Leave out the pictures, and retype only the lines from the beginning of the material through the line that contains "ax.set_facecolor('#C0C0C0')", including both.

★ ★ ★ ★ ★

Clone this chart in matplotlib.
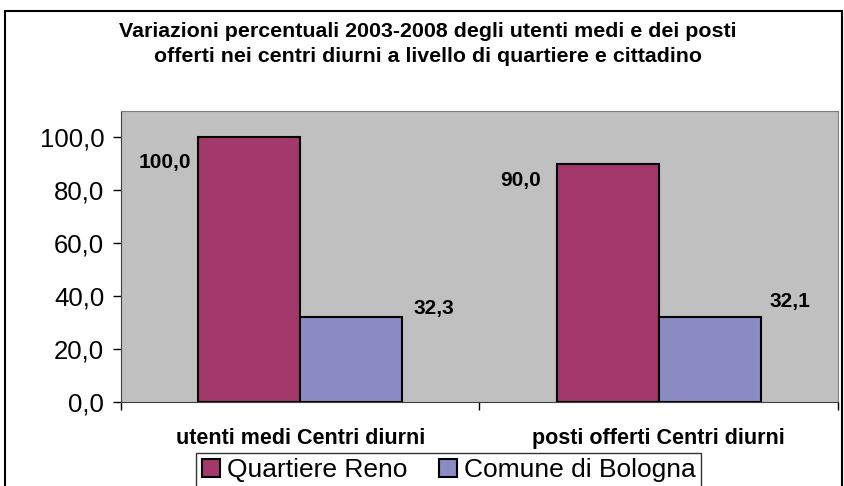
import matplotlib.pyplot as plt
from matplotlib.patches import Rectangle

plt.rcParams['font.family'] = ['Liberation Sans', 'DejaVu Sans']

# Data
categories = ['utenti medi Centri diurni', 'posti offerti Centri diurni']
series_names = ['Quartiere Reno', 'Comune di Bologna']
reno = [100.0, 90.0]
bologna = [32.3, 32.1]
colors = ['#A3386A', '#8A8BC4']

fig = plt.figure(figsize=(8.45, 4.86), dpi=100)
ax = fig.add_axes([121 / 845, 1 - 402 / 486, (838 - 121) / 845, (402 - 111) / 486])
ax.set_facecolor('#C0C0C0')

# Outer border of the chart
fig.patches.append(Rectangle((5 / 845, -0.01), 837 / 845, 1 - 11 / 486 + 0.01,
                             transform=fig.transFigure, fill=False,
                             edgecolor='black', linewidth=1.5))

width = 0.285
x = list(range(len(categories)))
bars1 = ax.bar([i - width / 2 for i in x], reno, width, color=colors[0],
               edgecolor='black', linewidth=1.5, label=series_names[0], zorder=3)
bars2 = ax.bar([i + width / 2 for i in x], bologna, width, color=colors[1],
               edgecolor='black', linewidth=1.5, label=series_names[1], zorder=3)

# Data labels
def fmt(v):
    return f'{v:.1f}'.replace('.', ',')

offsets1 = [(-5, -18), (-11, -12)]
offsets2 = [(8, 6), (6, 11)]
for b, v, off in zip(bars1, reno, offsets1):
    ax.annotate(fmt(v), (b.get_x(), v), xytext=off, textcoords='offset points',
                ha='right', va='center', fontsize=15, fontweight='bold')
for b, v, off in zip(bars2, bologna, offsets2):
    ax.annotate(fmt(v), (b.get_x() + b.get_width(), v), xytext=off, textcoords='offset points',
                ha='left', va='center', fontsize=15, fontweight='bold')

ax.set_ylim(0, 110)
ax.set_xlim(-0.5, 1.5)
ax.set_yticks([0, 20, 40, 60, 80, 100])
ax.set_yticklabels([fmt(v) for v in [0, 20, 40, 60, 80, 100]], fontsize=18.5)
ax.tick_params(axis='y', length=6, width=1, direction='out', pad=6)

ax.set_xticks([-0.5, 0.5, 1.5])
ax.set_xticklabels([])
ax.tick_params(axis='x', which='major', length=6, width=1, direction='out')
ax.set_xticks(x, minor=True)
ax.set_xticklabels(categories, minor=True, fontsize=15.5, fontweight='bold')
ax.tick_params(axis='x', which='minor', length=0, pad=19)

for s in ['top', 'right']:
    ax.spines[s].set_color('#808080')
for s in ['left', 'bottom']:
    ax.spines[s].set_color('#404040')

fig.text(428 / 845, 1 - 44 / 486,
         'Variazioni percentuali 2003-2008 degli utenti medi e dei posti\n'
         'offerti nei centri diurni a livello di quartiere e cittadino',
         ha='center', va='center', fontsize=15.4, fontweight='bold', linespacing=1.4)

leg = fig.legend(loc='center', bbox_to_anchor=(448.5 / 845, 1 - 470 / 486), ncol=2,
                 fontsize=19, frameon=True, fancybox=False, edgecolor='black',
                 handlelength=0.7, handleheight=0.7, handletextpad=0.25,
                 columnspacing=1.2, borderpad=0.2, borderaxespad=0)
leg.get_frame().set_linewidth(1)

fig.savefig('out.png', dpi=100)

★ ★ ★ ★ ★

**WORKED SOLUTION**
Clone this chart in matplotlib.
import matplotlib.pyplot as plt
from matplotlib.patches import Rectangle

plt.rcParams['font.family'] = ['Liberation Sans', 'DejaVu Sans']

# Data
categories = ['utenti medi Centri diurni', 'posti offerti Centri diurni']
series_names = ['Quartiere Reno', 'Comune di Bologna']
reno = [100.0, 90.0]
bologna = [32.3, 32.1]
colors = ['#A3386A', '#8A8BC4']

fig = plt.figure(figsize=(8.45, 4.86), dpi=100)
ax = fig.add_axes([121 / 845, 1 - 402 / 486, (838 - 121) / 845, (402 - 111) / 486])
ax.set_facecolor('#C0C0C0')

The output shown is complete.